● **Material supplied**
----------------

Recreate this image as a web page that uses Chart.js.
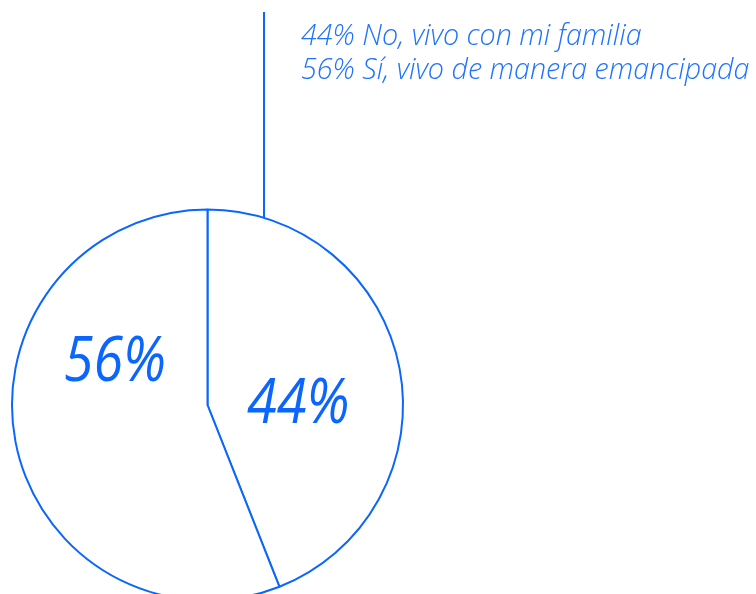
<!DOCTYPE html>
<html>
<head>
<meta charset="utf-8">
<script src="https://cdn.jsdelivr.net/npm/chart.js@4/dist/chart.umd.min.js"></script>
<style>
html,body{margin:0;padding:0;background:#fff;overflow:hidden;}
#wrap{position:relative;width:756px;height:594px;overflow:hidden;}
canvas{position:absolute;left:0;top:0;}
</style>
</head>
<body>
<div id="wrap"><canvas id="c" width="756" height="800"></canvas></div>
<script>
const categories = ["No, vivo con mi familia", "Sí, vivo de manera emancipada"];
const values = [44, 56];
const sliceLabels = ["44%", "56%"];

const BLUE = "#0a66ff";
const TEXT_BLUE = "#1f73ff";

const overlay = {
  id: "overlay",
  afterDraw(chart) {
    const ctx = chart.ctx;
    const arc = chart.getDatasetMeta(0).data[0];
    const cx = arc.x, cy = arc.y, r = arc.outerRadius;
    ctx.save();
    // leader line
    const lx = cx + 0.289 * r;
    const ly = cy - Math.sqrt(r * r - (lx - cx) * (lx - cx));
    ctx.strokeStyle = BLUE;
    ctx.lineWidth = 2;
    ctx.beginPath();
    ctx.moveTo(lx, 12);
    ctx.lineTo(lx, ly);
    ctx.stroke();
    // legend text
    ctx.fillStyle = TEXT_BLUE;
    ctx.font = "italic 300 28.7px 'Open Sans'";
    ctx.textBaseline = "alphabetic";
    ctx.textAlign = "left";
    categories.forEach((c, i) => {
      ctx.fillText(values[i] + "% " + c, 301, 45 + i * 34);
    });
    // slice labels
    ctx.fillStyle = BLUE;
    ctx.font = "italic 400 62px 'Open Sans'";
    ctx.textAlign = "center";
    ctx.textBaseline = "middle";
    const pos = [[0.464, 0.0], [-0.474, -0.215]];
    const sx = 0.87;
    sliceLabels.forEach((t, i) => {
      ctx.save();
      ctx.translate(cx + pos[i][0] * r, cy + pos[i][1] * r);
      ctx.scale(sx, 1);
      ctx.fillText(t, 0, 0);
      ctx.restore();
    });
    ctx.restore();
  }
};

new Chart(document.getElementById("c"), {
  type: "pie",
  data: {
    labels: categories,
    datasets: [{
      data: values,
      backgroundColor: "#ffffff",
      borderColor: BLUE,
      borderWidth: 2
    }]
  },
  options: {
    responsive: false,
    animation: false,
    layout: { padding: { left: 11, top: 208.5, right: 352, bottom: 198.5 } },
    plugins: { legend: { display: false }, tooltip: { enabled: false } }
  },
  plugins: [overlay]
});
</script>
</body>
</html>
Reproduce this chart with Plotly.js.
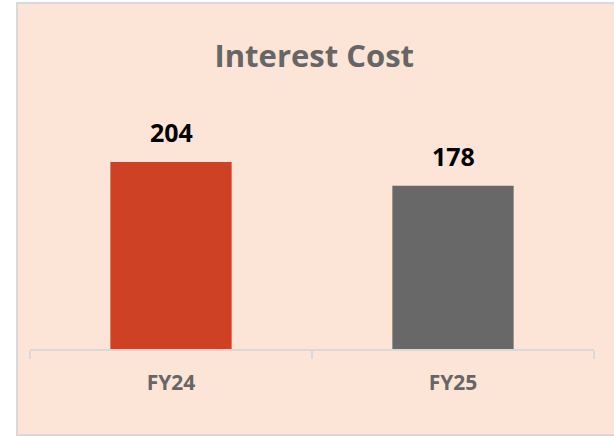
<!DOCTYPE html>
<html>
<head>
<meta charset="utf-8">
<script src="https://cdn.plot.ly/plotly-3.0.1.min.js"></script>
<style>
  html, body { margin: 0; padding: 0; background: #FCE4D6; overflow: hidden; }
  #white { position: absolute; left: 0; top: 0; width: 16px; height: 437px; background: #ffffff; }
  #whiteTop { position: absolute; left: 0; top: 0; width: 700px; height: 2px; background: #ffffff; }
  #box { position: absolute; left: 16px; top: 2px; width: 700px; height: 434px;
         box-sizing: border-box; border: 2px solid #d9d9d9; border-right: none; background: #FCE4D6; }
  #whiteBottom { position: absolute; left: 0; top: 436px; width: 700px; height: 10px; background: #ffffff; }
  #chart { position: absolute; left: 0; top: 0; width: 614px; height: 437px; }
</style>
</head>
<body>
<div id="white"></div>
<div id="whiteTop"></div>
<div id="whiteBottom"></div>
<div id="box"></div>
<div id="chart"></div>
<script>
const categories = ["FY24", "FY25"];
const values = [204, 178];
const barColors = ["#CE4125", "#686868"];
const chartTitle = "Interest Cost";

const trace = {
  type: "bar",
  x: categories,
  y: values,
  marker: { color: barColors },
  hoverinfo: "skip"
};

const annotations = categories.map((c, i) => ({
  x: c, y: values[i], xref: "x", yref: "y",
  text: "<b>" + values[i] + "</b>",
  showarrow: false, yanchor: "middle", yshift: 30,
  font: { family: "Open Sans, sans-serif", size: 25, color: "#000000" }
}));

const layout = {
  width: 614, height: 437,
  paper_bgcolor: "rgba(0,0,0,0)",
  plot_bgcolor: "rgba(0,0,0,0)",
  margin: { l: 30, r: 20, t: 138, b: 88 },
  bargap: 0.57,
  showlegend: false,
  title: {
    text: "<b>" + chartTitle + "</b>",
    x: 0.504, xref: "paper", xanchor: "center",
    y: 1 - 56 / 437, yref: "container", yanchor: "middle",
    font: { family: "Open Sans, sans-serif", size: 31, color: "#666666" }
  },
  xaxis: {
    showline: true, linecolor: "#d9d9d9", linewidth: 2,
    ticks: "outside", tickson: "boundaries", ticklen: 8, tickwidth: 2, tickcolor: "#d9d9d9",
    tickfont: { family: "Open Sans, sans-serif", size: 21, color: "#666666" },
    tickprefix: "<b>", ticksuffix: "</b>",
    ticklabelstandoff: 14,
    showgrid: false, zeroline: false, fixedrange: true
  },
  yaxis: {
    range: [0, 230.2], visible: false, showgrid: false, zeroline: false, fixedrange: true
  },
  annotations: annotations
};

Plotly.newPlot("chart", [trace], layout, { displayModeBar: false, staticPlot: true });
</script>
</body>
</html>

----------------

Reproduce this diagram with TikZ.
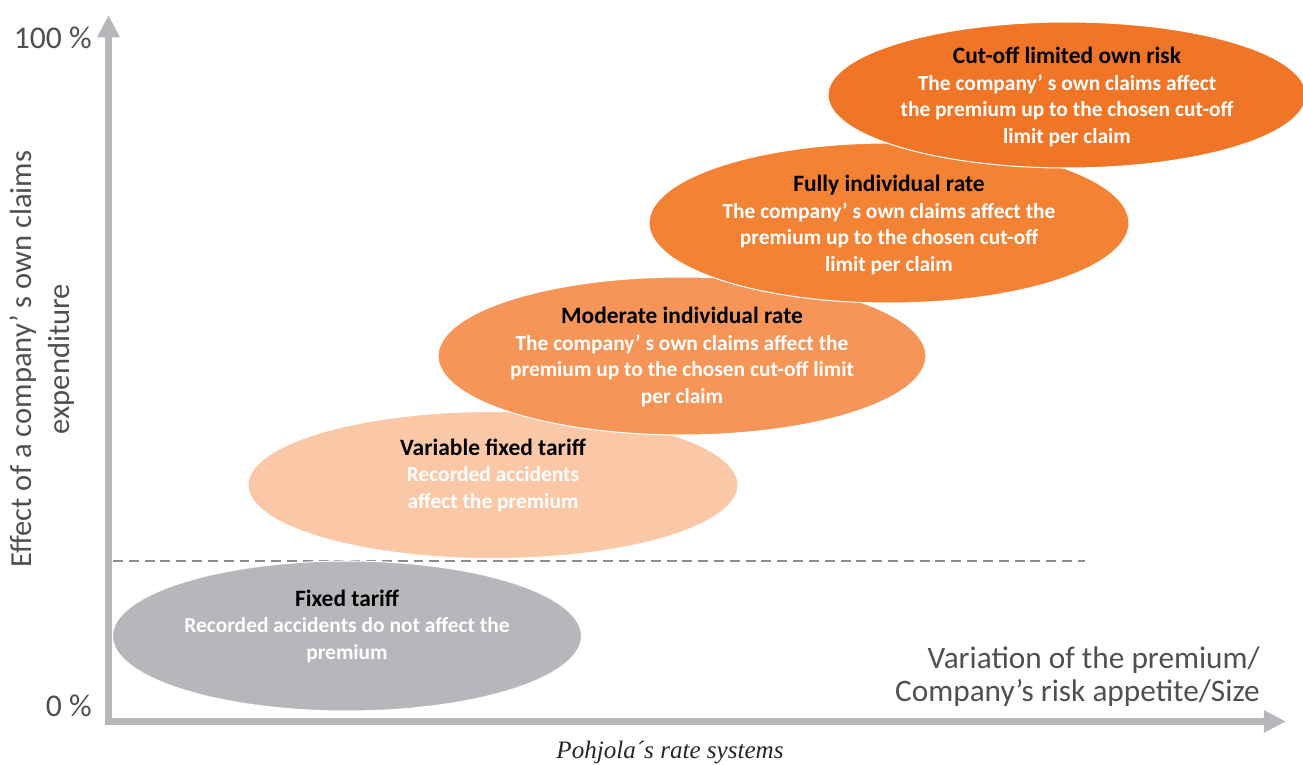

----------------

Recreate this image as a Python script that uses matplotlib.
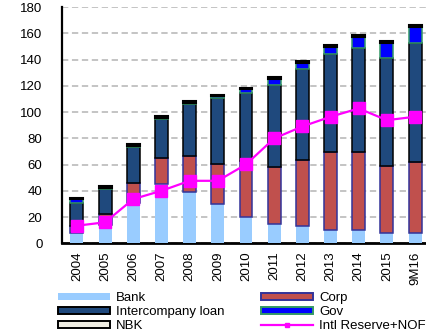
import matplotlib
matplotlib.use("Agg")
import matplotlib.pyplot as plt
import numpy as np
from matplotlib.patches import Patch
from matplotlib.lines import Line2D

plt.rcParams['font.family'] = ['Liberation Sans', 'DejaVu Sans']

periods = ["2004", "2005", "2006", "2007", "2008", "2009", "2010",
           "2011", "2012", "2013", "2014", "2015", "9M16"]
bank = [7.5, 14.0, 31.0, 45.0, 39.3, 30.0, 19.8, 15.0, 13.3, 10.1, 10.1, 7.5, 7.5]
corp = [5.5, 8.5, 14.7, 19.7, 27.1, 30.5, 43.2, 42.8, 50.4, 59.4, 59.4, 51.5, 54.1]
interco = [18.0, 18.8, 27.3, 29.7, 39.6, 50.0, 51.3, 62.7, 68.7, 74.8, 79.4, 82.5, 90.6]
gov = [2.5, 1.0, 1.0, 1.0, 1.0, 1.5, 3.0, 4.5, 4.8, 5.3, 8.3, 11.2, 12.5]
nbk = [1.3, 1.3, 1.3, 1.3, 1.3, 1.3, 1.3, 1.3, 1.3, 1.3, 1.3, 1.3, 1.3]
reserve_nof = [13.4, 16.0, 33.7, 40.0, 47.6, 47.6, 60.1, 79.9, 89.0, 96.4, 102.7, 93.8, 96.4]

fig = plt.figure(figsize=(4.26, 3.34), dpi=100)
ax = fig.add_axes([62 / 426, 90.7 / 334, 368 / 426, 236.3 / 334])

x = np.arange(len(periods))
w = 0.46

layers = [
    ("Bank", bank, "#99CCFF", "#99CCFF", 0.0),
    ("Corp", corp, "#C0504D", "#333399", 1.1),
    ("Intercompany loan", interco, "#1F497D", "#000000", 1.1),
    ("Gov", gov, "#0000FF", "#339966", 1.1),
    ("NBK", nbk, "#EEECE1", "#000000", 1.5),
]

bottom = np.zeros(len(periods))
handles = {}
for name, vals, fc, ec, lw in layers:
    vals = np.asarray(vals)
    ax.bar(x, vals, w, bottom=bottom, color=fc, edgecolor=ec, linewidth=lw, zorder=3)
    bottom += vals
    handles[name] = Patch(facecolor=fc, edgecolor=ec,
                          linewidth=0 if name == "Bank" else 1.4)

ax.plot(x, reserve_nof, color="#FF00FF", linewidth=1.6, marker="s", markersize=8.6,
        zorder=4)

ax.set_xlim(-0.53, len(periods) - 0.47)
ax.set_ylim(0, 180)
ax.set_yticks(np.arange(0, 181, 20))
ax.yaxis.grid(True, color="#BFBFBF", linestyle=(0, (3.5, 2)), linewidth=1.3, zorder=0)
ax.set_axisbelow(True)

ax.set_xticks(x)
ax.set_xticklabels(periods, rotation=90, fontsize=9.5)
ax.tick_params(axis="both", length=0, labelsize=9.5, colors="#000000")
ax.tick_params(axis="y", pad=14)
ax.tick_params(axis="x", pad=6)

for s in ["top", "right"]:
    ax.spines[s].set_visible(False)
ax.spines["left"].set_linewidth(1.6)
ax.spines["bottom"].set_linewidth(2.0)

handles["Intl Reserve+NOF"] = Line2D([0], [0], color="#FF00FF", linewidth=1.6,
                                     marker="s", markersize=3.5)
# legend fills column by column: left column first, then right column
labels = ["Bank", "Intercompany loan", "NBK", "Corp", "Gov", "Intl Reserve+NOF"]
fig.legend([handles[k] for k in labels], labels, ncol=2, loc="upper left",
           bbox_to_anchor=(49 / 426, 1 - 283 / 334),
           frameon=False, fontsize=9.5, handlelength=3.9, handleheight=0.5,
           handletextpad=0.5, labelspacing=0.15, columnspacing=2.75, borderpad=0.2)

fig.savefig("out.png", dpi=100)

----------------

● **Exercise task**
Reproduce the data above exactly, but only the lines from the one showing "Recreate this image as a Python" through the one showing "plt.rcParams['font.family'] = ['Liberation", with both ends kept and the pictures left out.

● **Task output**
Recreate this image as a Python script that uses matplotlib.
import matplotlib
matplotlib.use("Agg")
import matplotlib.pyplot as plt
import numpy as np
from matplotlib.patches import Patch
from matplotlib.lines import Line2D

plt.rcParams['font.family'] = ['Liberation Sans', 'DejaVu Sans']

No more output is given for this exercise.